I am so past bothering to give a shit, so I just look at him blankly for a second and go back to order scribbling.
"Oh, poor hottie wants to come to the party. Tell you what, I'll do you a favour. I'll give you a nice big tip, but only if you'll do me 'a favour'."
My blank look turns to a glare, and the ghost of a twitch.
"I mean a blow-job, in case you couldn't trouble your pretty head to figure it out."
That does it.
"You know what?"
"What is it, gorgeous?"
"If you insist" as he nudged his slimy little wing-man
"No seriously, fuck off."
"Thats a little rude don't you think."
"No, not really, I think it's justified. I don't have to put up with this shit you know! I'm not your eye candy, I am a waitress, and a human being with a brain much bigger than yours and standards much higher than you, so fuck off."
"Awww, is someone a little crabby? Someone going through their little time of the month?
"That's enough. No, seriously, FUCK OFF. You can take your tip, your blow-job, your party sized american and your giant empty head and SHOVE IT UP YOUR ASS! Get the fuck away from me, you slimy, sexist, ugly, horny little FUCK-TARD!!!'
And then, as my breathing sped up, shock racing through my system, he did the unthinkable.
He reached across the counter with his repulsive little hand and patted me on the face.
"There, there sexy, we can't always be as wonderful as me, no need to be bitter."
"Don't you DARE touch me!!!"
He lent up over the bench top right up close, and I could smell the rum and weed all over him as whispered "Don't pretend you don't want me to..."
So many times, I've read the phrase 'my fist seemed to fly on its own', and I still don't understand it. The punch I threw was the first I had ever delivered straight to a persons face, and I damn well meant it.
As I unleashed a week and a half worth of tension, frustration and blind anger, I felt his nose meet my stainless silver ring, and did I imagine that cracking sound?
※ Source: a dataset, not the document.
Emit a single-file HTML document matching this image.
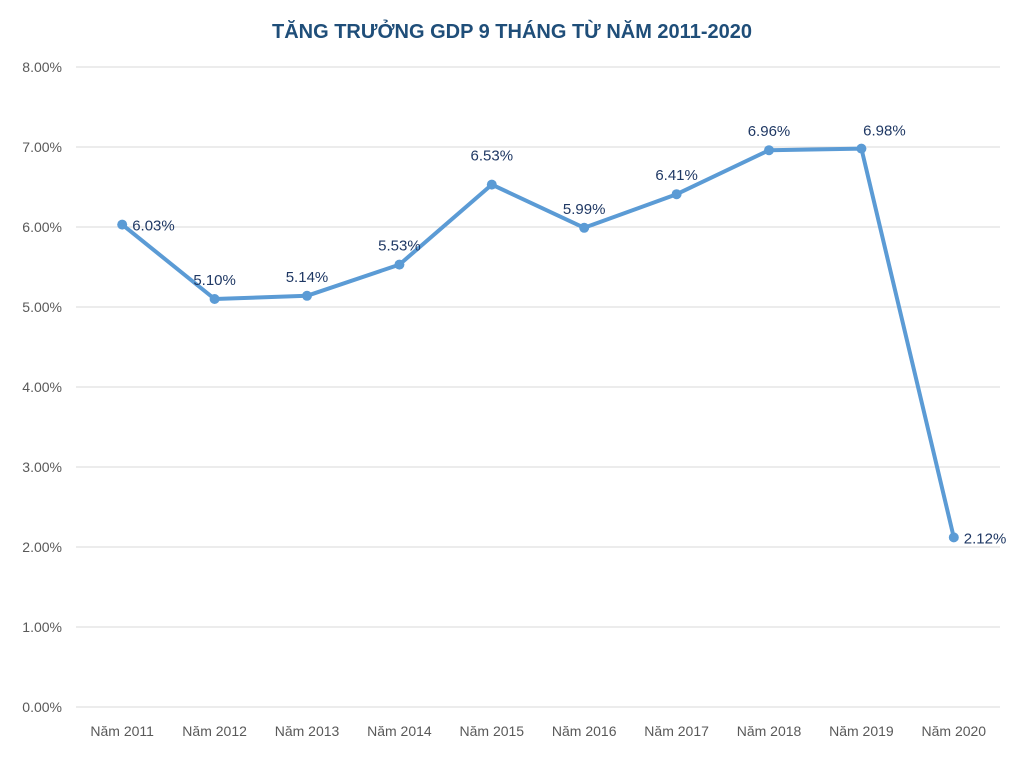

Did I imagine that absolutely everything went quiet right at that instant?
Apparently not, because when I pulled back, breathing heavy, I could almost hear the blood start to trickle down his disgusting little face, mingling with fear, as he swore like a sailor and bolted, tail between his legs.
I stood there, paralysed by shock and adrenaline, but still kind of proud of myself in a way, and still very angry.
All eyes were on me. Every customer, delivery boy, waitress, chef. Every man, woman and child.
"You know what? FUCK YOU ALL! You can take your orders, your money, your criticism and your bitching and SHOVE IT!"
Then without knowing what I was doing, I fled the scene of my crime and hid in the storeroom.